With the images removed, repeat the data below exactly.

Supplied data =

══════════

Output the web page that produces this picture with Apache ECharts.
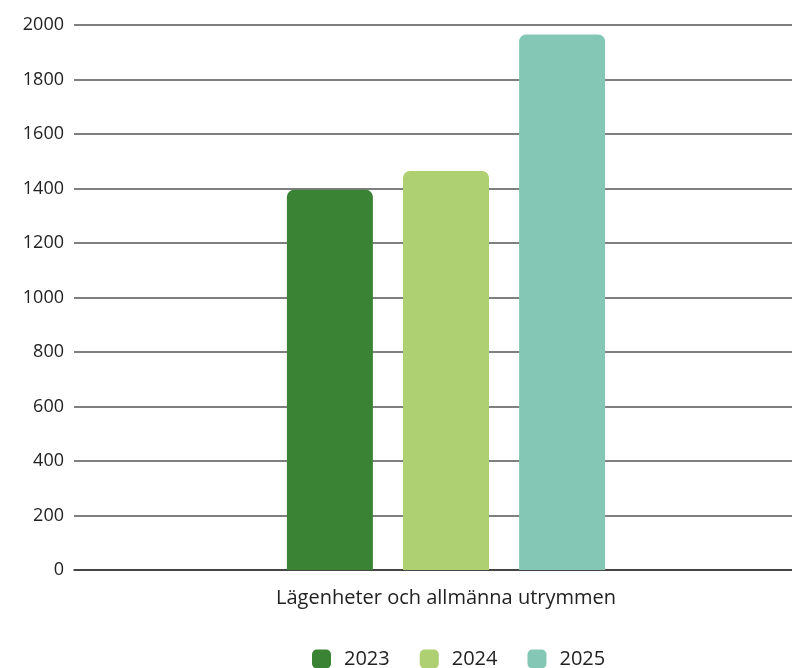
<!DOCTYPE html>
<html>
<head>
<meta charset="utf-8">
<script src="https://cdn.jsdelivr.net/npm/echarts@6/dist/echarts.min.js"></script>
<style>
  html, body { margin: 0; padding: 0; background: #ffffff; }
  #chart { width: 792px; height: 668px; }
</style>
</head>
<body>
<div id="chart"></div>
<script>
// Category shown on the x axis
const categories = ['Lägenheter och allmänna utrymmen'];
// One series per year
const seriesNames = ['2023', '2024', '2025'];
const values2023 = [1395];
const values2024 = [1464];
const values2025 = [1965];
const seriesColors = ['#3a8335', '#aecf72', '#83c7b4'];
// Y axis range
const yMin = 0;
const yMax = 2000;
const yStep = 200;

const seriesValues = [values2023, values2024, values2025];
const fontFamily = '"Open Sans", "Noto Sans", sans-serif';

const chart = echarts.init(document.getElementById('chart'), null, { renderer: 'canvas' });
chart.setOption({
  animation: false,
  backgroundColor: '#ffffff',
  // plot area runs past the right edge of the canvas
  grid: { left: 74, right: -26, top: 25, bottom: 98, containLabel: false, outerBoundsMode: 'none' },
  legend: {
    data: seriesNames,
    top: 644,
    left: 307,
    itemWidth: 19,
    itemHeight: 19,
    itemGap: 30,
    icon: 'roundRect',
    textStyle: { fontFamily, fontSize: 20, color: '#222', padding: [0, 0, 0, 8] }
  },
  xAxis: {
    type: 'category',
    data: categories,
    axisLine: { lineStyle: { color: '#333', width: 1.5 } },
    axisTick: { show: false },
    axisLabel: { fontFamily, fontSize: 20, color: '#222', margin: 18 }
  },
  yAxis: {
    type: 'value',
    min: yMin,
    max: yMax,
    interval: yStep,
    axisLine: { show: false },
    axisTick: { show: false },
    splitLine: { lineStyle: { color: '#555', width: 1.5 } },
    axisLabel: {
      fontFamily, fontSize: 18, color: '#222', margin: 10,
      formatter: (v) => String(v)
    }
  },
  series: seriesNames.map((name, i) => ({
    name,
    type: 'bar',
    data: seriesValues[i],
    barWidth: 86,
    barGap: '35%',
    itemStyle: { color: seriesColors[i], borderRadius: [7, 7, 0, 0] }
  }))
});
</script>
</body>
</html>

══════════

Task solution =
Output the web page that produces this picture with Apache ECharts.
<!DOCTYPE html>
<html>
<head>
<meta charset="utf-8">
<script src="https://cdn.jsdelivr.net/npm/echarts@6/dist/echarts.min.js"></script>
<style>
  html, body { margin: 0; padding: 0; background: #ffffff; }
  #chart { width: 792px; height: 668px; }
</style>
</head>
<body>
<div id="chart"></div>
<script>
// Category shown on the x axis
const categories = ['Lägenheter och allmänna utrymmen'];
// One series per year
const seriesNames = ['2023', '2024', '2025'];
const values2023 = [1395];
const values2024 = [1464];
const values2025 = [1965];
const seriesColors = ['#3a8335', '#aecf72', '#83c7b4'];
// Y axis range
const yMin = 0;
const yMax = 2000;
const yStep = 200;

const seriesValues = [values2023, values2024, values2025];
const fontFamily = '"Open Sans", "Noto Sans", sans-serif';

const chart = echarts.init(document.getElementById('chart'), null, { renderer: 'canvas' });
chart.setOption({
  animation: false,
  backgroundColor: '#ffffff',
  // plot area runs past the right edge of the canvas
  grid: { left: 74, right: -26, top: 25, bottom: 98, containLabel: false, outerBoundsMode: 'none' },
  legend: {
    data: seriesNames,
    top: 644,
    left: 307,
    itemWidth: 19,
    itemHeight: 19,
    itemGap: 30,
    icon: 'roundRect',
    textStyle: { fontFamily, fontSize: 20, color: '#222', padding: [0, 0, 0, 8] }
  },
  xAxis: {
    type: 'category',
    data: categories,
    axisLine: { lineStyle: { color: '#333', width: 1.5 } },
    axisTick: { show: false },
    axisLabel: { fontFamily, fontSize: 20, color: '#222', margin: 18 }
  },
  yAxis: {
    type: 'value',
    min: yMin,
    max: yMax,
    interval: yStep,
    axisLine: { show: false },
    axisTick: { show: false },
    splitLine: { lineStyle: { color: '#555', width: 1.5 } },
    axisLabel: {
      fontFamily, fontSize: 18, color: '#222', margin: 10,
      formatter: (v) => String(v)
    }
  },
  series: seriesNames.map((name, i) => ({
    name,
    type: 'bar',
    data: seriesValues[i],
    barWidth: 86,
    barGap: '35%',
    itemStyle: { color: seriesColors[i], borderRadius: [7, 7, 0, 0] }
  }))
});
</script>
</body>
</html>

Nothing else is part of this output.